2020-02-12 Thread Karl Wright
This is not functionality that ManifoldCF supports out of the box.  The
extracted links are used for crawling, not as metadata.

I don't see a general use-case for this either, so I think you're on your
own modifying the web connector code to do what you want.  The
RepositoryDocument structure has arbitrary multi-valued fields; just put
what you want into one such field and you should see it in Elastic Search.

Karl


On Thu, Feb 13, 2020 at 1:57 AM ritika jain 
wrote:

> Hi All,
>
> I am using Manifoldcf 2.12, Repository as Web connector and Output as ES.
> As per requirement now, I want to save all related sub-links of a
> particular document Identifier(at a time). For example :-DocumentId::-
> www.xyz.com, so I would like to extract all related sublinks say:-
> www.xyz.com/abc, www.xyz.com/pqr etc.and save it in variable and then
> pass it to Elastic search
>
> I had gone the Web Repo code and thought of the function extractLinks
> ( protected boolean extractLinks(String documentIdentifier,
> IProcessActivity activities, DocumentURLFilter filter)) can do so.
> Is the existing functionality of MF is able for this extraction or we have
> to customize it? Any help would be appreciated.
>
>
> Thanks
> Ritika
>


Extraction of related links

2020-02-12 Thread ritika jain
Hi All,

I am using Manifoldcf 2.12, Repository as Web connector and Output as ES.
As per requirement now, I want to save all related sub-links of a
particular document Identifier(at a time).
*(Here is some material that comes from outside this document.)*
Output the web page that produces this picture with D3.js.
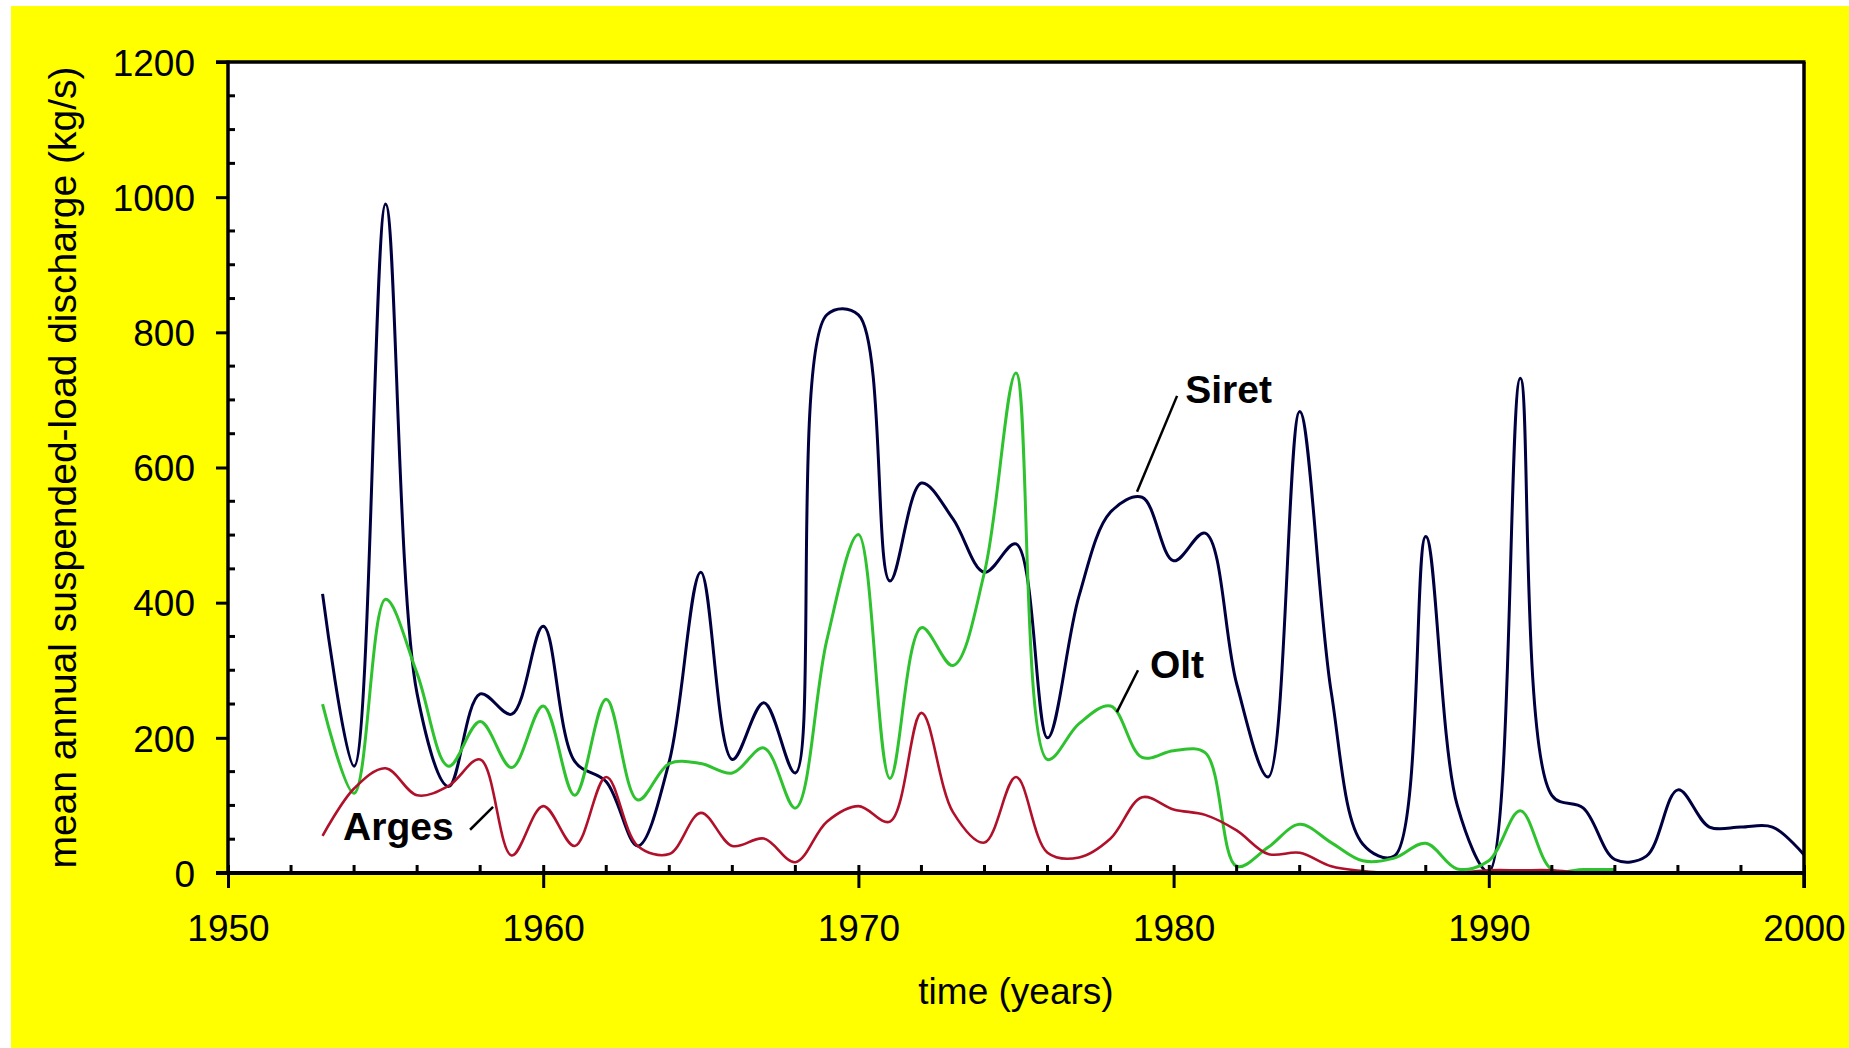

For example :-DocumentId::-
www.xyz.com, so I would like to extract all related sublinks say:-
www.xyz.com/abc, www.xyz.com/pqr etc.and save it in variable and then pass
it to Elastic search

I had gone the Web Repo code and thought of the function extractLinks
( protected boolean extractLinks(String documentIdentifier,
IProcessActivity activities, DocumentURLFilter filter)) can do so.
Is the existing functionality of MF is able for this extraction or we have
to customize it? Any help would be appreciated.


Thanks
Ritika